# New Studio Strobes



## StudioGuy (Feb 8, 2017)

This question is directed to pro studio photographers. For years I've used Broncolor, Norman,Calumet and Speed-o-Tron black line strobes. Have not purchased new in some time and getting ready to invest again. Any thoughts on current models? I am leaning toward Speed-O-Tron black line. Are they as good as they always were? I have Bowens location strobes so the new packs and strobes won't go on location unless it's a large project. I shoot some film but mostly digital. Fashion, food, product, the whole range. Cost is not the main concern as I'm sure I'll be in the 6 to 10 grand range anyway. I don't care for used unless I know where they came from.
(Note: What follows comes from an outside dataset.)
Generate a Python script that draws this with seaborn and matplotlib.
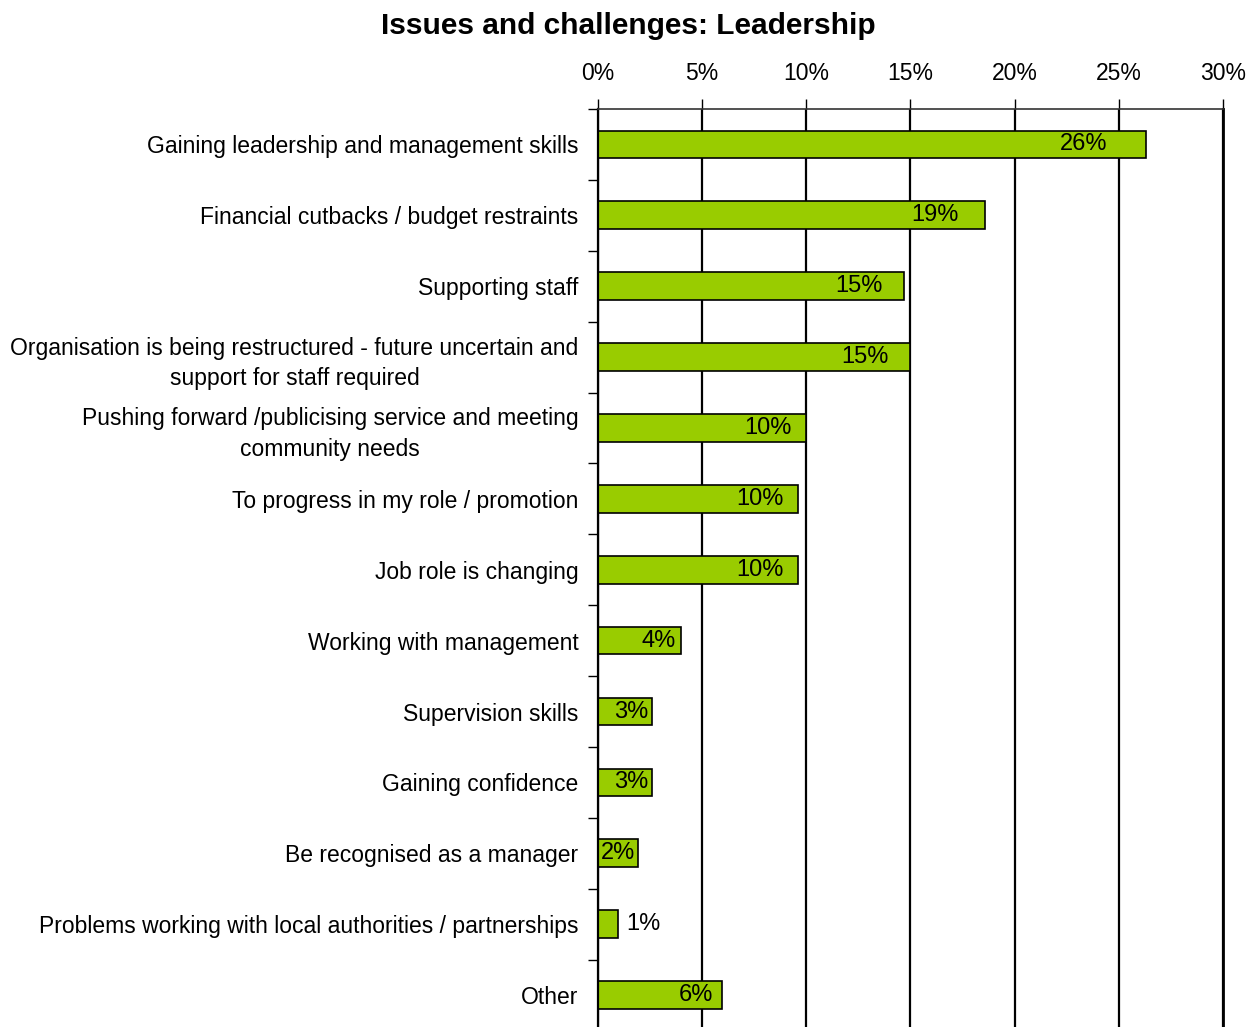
import matplotlib
matplotlib.use("Agg")
import matplotlib.pyplot as plt
import seaborn as sns
import pandas as pd
import numpy as np

categories = [
    "Gaining leadership and management skills",
    "Financial cutbacks / budget restraints",
    "Supporting staff",
    "Organisation is being restructured - future uncertain and\nsupport for staff required",
    "Pushing forward /publicising service and meeting\ncommunity needs",
    "To progress in my role / promotion",
    "Job role is changing",
    "Working with management",
    "Supervision skills",
    "Gaining confidence",
    "Be recognised as a manager",
    "Problems working with local authorities / partnerships",
    "Other",
]
values = [26.3, 18.6, 14.7, 15.0, 10.0, 9.6, 9.6, 4.0, 2.6, 2.6, 1.9, 0.96, 5.95]
x_ticks = [0, 5, 10, 15, 20, 25, 30]
x_tick_labels = ["0%", "5%", "10%", "15%", "20%", "25%", "30%"]
title = "Issues and challenges: Leadership"

sns.set_style("white")
plt.rcParams["font.family"] = ["Liberation Sans", "DejaVu Sans"]
plt.rcParams["text.color"] = "black"
plt.rcParams["xtick.color"] = "black"
plt.rcParams["ytick.color"] = "black"

df = pd.DataFrame({"category": categories, "value": values})

fig = plt.figure(figsize=(12.57, 10.27), dpi=100)
ax = fig.add_axes([0.4757, -0.0034, 0.4972, 0.8973])

sns.barplot(data=df, x="value", y="category", orient="h", color="#99CC00",
            edgecolor="black", linewidth=1.2, width=0.39, saturation=1, ax=ax)

ax.set_xlim(0, 30)
ax.set_ylim(len(categories) - 0.5, -0.5)
ax.set_xticks(x_ticks)
ax.set_xticklabels(x_tick_labels, fontsize=16.5, color="black")
ax.xaxis.tick_top()
ax.tick_params(axis="x", which="major", length=7, width=1, color="black",
               pad=10, top=True, bottom=False, labeltop=True, labelbottom=False)
ax.xaxis.grid(True, color="black", linewidth=1.6)
ax.yaxis.grid(False)
ax.set_axisbelow(True)

# category labels on major ticks (hidden), boundary marks on minor ticks
ax.set_yticks(np.arange(len(categories)))
ax.set_yticklabels(categories, fontsize=16.5, color="black",
                   multialignment="center", linespacing=1.42)
ax.set_yticks(np.arange(len(categories) + 1) - 0.5, minor=True)
ax.tick_params(axis="y", which="major", length=0, pad=14, left=True)
ax.tick_params(axis="y", which="minor", length=7, width=1, color="black", left=True)
ax.set_xlabel("")
ax.set_ylabel("")

for side in ["top", "left", "right", "bottom"]:
    ax.spines[side].set_visible(True)
ax.spines["top"].set_color("#333333")
ax.spines["top"].set_linewidth(1.2)
ax.spines["left"].set_color("black")
ax.spines["left"].set_linewidth(1.6)
ax.spines["right"].set_color("black")
ax.spines["right"].set_linewidth(2.0)
ax.spines["bottom"].set_visible(False)

for i, v in enumerate(values):
    label = f"{v:.0f}%"
    if v < 1.5:
        ax.annotate(label, xy=(v, i), xytext=(6, 0), textcoords="offset points",
                    ha="left", va="center", fontsize=17, color="black")
    else:
        ax.annotate(label, xy=(v * 0.93, i), xytext=(0, 0), textcoords="offset points",
                    ha="right", va="center", fontsize=17, color="black")

fig.text(0.5, 0.975, title, ha="center", va="center", fontsize=21.5,
         fontweight="bold", color="black")

fig.savefig("out.png", dpi=100)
I would like to hear your thoughts and experiences.
Thank you!


----------



## tirediron (Feb 8, 2017)

Speedotron is as good as it always was.  It's built like a tank, and just keeps working.  My Brownline gear goes all over the area in the back of my truck and to date, all it's cost me is one modelling light.  The best part though is, when you call them, a real person answers the 'phone.  I called them a couple of years ago, needing a new 'test' button for one of my power supplies.  Five minutes on the 'phone and it was in the mail.


----------



## StudioGuy (Feb 8, 2017)

Thanks...are they still in Chicago?


----------



## tirediron (Feb 8, 2017)

They were when I called them.


----------



## table1349 (Feb 8, 2017)

Just curious, why are you in the market for new stuff?  I've been using my Normans  in the studio for years and have not found a reason to change.


----------